## Begin GIVEN ENTRIES

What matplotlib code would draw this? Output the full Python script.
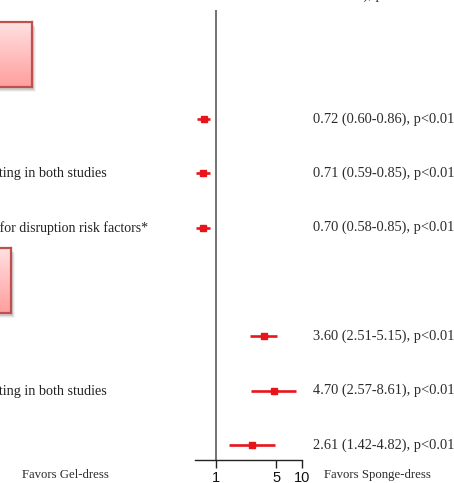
import numpy as np
import matplotlib
matplotlib.use("Agg")
import matplotlib.pyplot as plt
from matplotlib.patches import Rectangle
from matplotlib.transforms import blended_transform_factory

# ---- data -------------------------------------------------------------
rows = [0, 1, 2, 4, 5, 6]
estimates = [0.72, 0.71, 0.70, 3.60, 4.70, 2.61]
ci_low = [0.60, 0.59, 0.58, 2.51, 2.57, 1.42]
ci_high = [0.86, 0.85, 0.85, 5.15, 8.61, 4.82]
p_text = ["p<0.01"] * 6
row_labels = ["", "Adjusted for risk factors existing in both studies",
              "Adjusted for disruption risk factors*", "",
              "Adjusted for risk factors existing in both studies", ""]
tick_values = [1, 5, 10]
tick_labels = ["1", "5", "10"]
header = "Odds Ratio (95%\nCI), p-value"
left_note = "Favors Gel-dress"
right_note = "Favors Sponge-dress"

W, H, DPI = 454, 483, 100
fig = plt.figure(figsize=(W / DPI, H / DPI), dpi=DPI)
fig.patch.set_facecolor("white")

def fx(px):
    return px / W

def fy(py):
    return 1 - py / H

serif = ["Liberation Serif", "DejaVu Serif"]
sans = ["Liberation Sans", "DejaVu Sans"]
red = "#E8141C"
txt = "#2b2b2b"

# ---- forest axes ------------------------------------------------------
ax_l, ax_r, ax_t, ax_b = 195, 302, 10, 460
ax = fig.add_axes([fx(ax_l), fy(ax_b), fx(ax_r - ax_l), (ax_b - ax_t) / H])
ax.set_xscale("log")
ax.set_xlim(10 ** (-(216 - ax_l) / 86.0), 10)
ax.set_ylim(6.276, -2.006)
ax.patch.set_alpha(0)
for s in ["top", "right", "left"]:
    ax.spines[s].set_visible(False)
ax.spines["bottom"].set_color("#222222")
ax.spines["bottom"].set_linewidth(1.0)
ax.set_yticks([])
ax.xaxis.set_minor_locator(matplotlib.ticker.NullLocator())
ax.set_xticks(tick_values)
ax.set_xticklabels(tick_labels, fontfamily=sans, fontsize=10.5, color="#111111")
ax.tick_params(axis="x", direction="out", length=6, width=1.0,
               color="#222222", pad=2)

ax.axvline(1, color="#666666", lw=1.3, zorder=1)

err = [np.array(estimates) - np.array(ci_low),
       np.array(ci_high) - np.array(estimates)]
ax.errorbar(estimates, rows, xerr=err, fmt="s", color=red, ecolor=red,
            elinewidth=1.9, markersize=4.8, capsize=0, zorder=3)

# ---- right-hand estimates text ---------------------------------------
tr = blended_transform_factory(fig.transFigure, ax.transData)
for r, e, lo, hi, p in zip(rows, estimates, ci_low, ci_high, p_text):
    ax.text(fx(313), r, f"{e:.2f} ({lo:.2f}-{hi:.2f}), {p}", transform=tr,
            ha="left", va="center", fontfamily=serif, fontsize=10.4, color=txt)

# row labels on the left
for r, lab in zip(rows, row_labels):
    if lab:
        both = "both" in lab
        ax.text(fx(107 if both else 148), r, lab, transform=tr,
                ha="right", va="center", fontfamily=serif,
                fontsize=10.2 if both else 10.0, color="#222222")

# header and direction notes
fig.text(fx(384), fy(-1), header, ha="center", va="baseline",
         multialignment="center", fontfamily=serif, fontsize=10.4, color=txt)
fig.text(fx(65), fy(475), left_note, ha="center", va="center",
         fontfamily=serif, fontsize=9.2, color=txt)
fig.text(fx(377), fy(475), right_note, ha="center", va="center",
         fontfamily=serif, fontsize=9.2, color=txt)

# ---- pink section boxes ----------------------------------------------
def pink_box(x0, y0, x1, y1):
    # soft shadow behind the box
    for k, a in enumerate([0.10, 0.07, 0.04]):
        fig.patches.append(Rectangle((fx(x0 + 2 + k), fy(y1 + 3 + k)),
                                     fx(x1 - x0), (y1 - y0) / H,
                                     transform=fig.transFigure,
                                     facecolor="black", alpha=a,
                                     edgecolor="none", zorder=-5))
    bax = fig.add_axes([fx(x0), fy(y1), fx(x1 - x0), (y1 - y0) / H])
    bax.set_zorder(2)
    grad = np.linspace(0, 1, 64)[:, None, None]
    top = np.array([1.0, 0.88, 0.88])
    bot = np.array([1.0, 0.62, 0.62])
    img = top + (bot - top) * grad
    bax.imshow(np.repeat(img, 2, axis=1), aspect="auto",
               extent=[0, 1, 0, 1], origin="upper")
    bax.set_xticks([])
    bax.set_yticks([])
    for s in bax.spines.values():
        s.set_color("#C0504D")
        s.set_linewidth(1.6)

pink_box(-20, 22, 32, 87)
pink_box(-20, 248, 11, 313)

fig.savefig("out.png", dpi=DPI, facecolor="white")
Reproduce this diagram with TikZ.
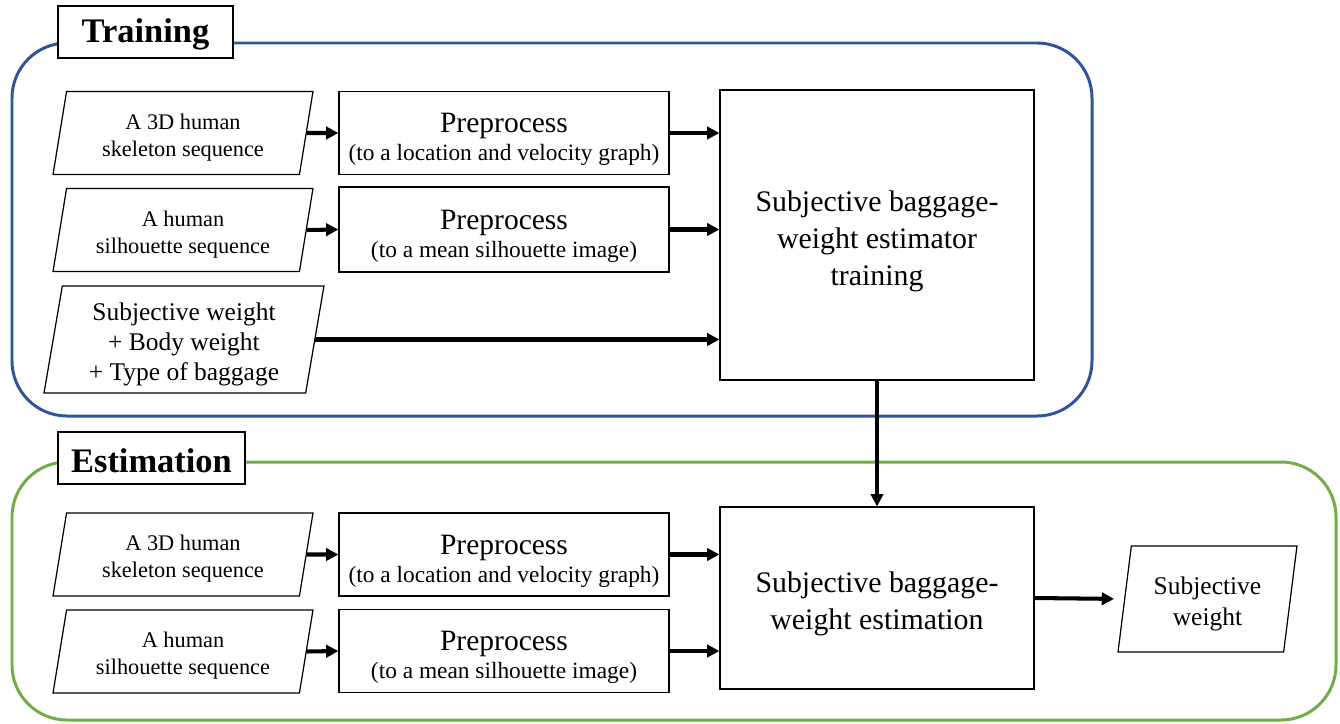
\documentclass[tikz,border=0pt]{standalone}
\usepackage{fontspec}
\setmainfont{Liberation Serif}
\usetikzlibrary{arrows.meta}
\usetikzlibrary{shapes.geometric}
\usetikzlibrary{positioning}
\tikzset{lowtext/.style = {execute at begin node = {\rule{0pt}{#1}}}}
\tikzset{data/.style = {draw, trapezium, trapezium left angle = 76.5,
                        trapezium right angle = 103.5, trapezium stretches body,
                        line width = 0.7pt, align = flush center, inner sep = 0,
                        text width = 4.6cm, minimum width = 5.2cm, minimum height = 1.66cm,
                        font = \fontsize{12.7}{15.4}\selectfont, lowtext = 1.1em}}
\tikzset{proc/.style = {draw, rectangle, line width = 0.7pt, align = flush center,
                        inner xsep = 0, text width = 6.5cm,
                        minimum width = 6.6cm, minimum height = 1.66cm,
                        font = \fontsize{13.3}{16}\selectfont, lowtext = 1.4em}}
\tikzset{big/.style = {draw, rectangle, line width = 0.7pt, align = flush center,
                       text width = 6cm, minimum width = 6.28cm,
                       font = \fontsize{17}{21}\selectfont, lowtext = 1.1em}}
\tikzset{heading/.style = {draw, fill = white, line width = 0.7pt,
                           minimum height = 1.04cm, lowtext = 0.85em,
                           font = \fontsize{19.6}{22}\selectfont\bfseries}}
\tikzset{flow/.style = {line width = 2.3pt, -{Triangle[length = 7pt, width = 7pt]}}}
\tikzset{panel/.style = {line width = 1.7pt, rounded corners = 1.1cm}}
\definecolor{tblue}{RGB}{47, 85, 151}
\definecolor{egreen}{RGB}{112, 173, 71}
\newcommand{\prep}[1]{{\fontsize{16.8}{16}\selectfont Preprocess}\\#1}

\begin{document}
\begin{tikzpicture}[x = 0.02cm, y = -0.02cm]
    \useasboundingbox (0, 0) rectangle (1340, 724);
    \draw [panel, tblue] (12, 43) rectangle (1092, 416);
    \draw [panel, egreen] (12, 462) rectangle (1336, 720);
    \node [heading, minimum width = 3.5cm] (train) at (145.5, 32) {Training};
    \node [heading, minimum width = 3.74cm] (estim) at (151.5, 458) {Estimation};

    % training
    \node [data] (sk1) at (183, 133) {A 3D human\\skeleton sequence};
    \node [data] (sil1) at (183, 230) {A human\\silhouette sequence};
    \node [data, trapezium left angle = 78.9, trapezium right angle = 101.1,
           minimum width = 5.6cm, minimum height = 2.14cm,
           font = \fontsize{14.5}{17}\selectfont] (sw) at (184, 339.5)
          {Subjective weight\\+ Body weight\\+ Type of baggage};
    \node [proc] (pp1) at (504, 133) {\prep{(to a location and velocity graph)}};
    \node [proc, minimum height = 1.7cm] (pp2) at (504, 229.5) {\prep{(to a mean silhouette image)}};
    \node [big, minimum height = 5.8cm] (trn) at (877, 235)
          {Subjective baggage-\\weight estimator\\training};

    % estimation
    \node [data] (sk2) at (183, 554.5) {A 3D human\\skeleton sequence};
    \node [data] (sil2) at (183, 651.5) {A human\\silhouette sequence};
    \node [proc] (pp3) at (504, 554.5) {\prep{(to a location and velocity graph)}};
    \node [proc] (pp4) at (504, 651) {\prep{(to a mean silhouette image)}};
    \node [big, minimum height = 3.64cm] (est) at (877, 598)
          {Subjective baggage-\\weight estimation};
    \node [data, trapezium left angle = 78.3, trapezium right angle = 101.7,
           text width = 3cm, minimum width = 3.58cm, minimum height = 2.12cm,
           font = \fontsize{14.5}{17.6}\selectfont] (out) at (1207.5, 599)
          {Subjective\\weight};

    \draw [flow] (sk1.east) -- (pp1.west);
    \draw [flow] (sil1.east) -- (pp2.west);
    \draw [flow] (pp1.east) -- (pp1.east -| trn.west);
    \draw [flow] (pp2.east) -- (pp2.east -| trn.west);
    \draw [flow] (sw.east) -- (sw.east -| trn.west);
    \draw [flow] (trn.south) -- (est.north);
    \draw [flow] (sk2.east) -- (pp3.west);
    \draw [flow] (sil2.east) -- (pp4.west);
    \draw [flow] (pp3.east) -- (pp3.east -| est.west);
    \draw [flow] (pp4.east) -- (pp4.east -| est.west);
    \draw [flow, shorten > = 0.2cm] (est.east) -- (out.west);
  \end{tikzpicture}
\end{document}
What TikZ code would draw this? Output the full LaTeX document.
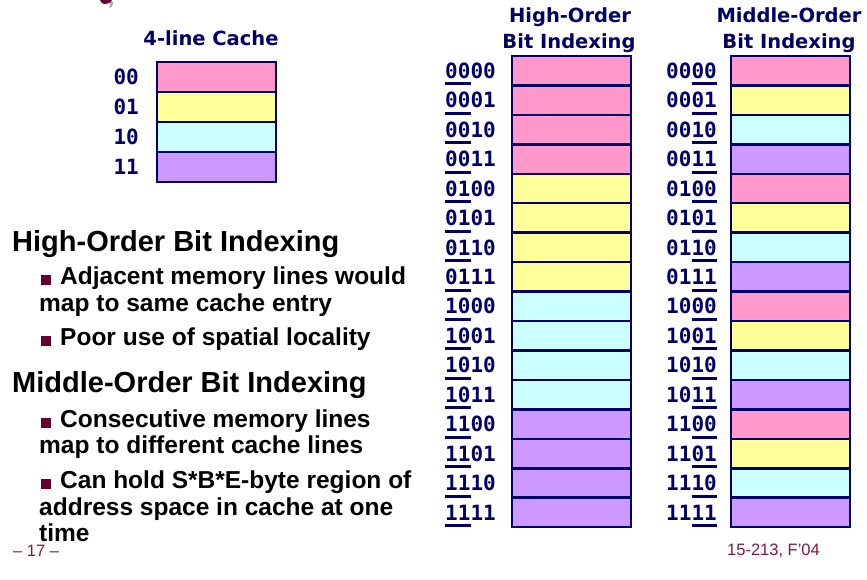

## End GIVEN ENTRIES

Restate, line by line and word for word, everything from the top of the material through the line that contains "from matplotlib.transforms import". Leave pictures out.

What matplotlib code would draw this? Output the full Python script.
import numpy as np
import matplotlib
matplotlib.use("Agg")
import matplotlib.pyplot as plt
from matplotlib.patches import Rectangle
from matplotlib.transforms import blended_transform_factory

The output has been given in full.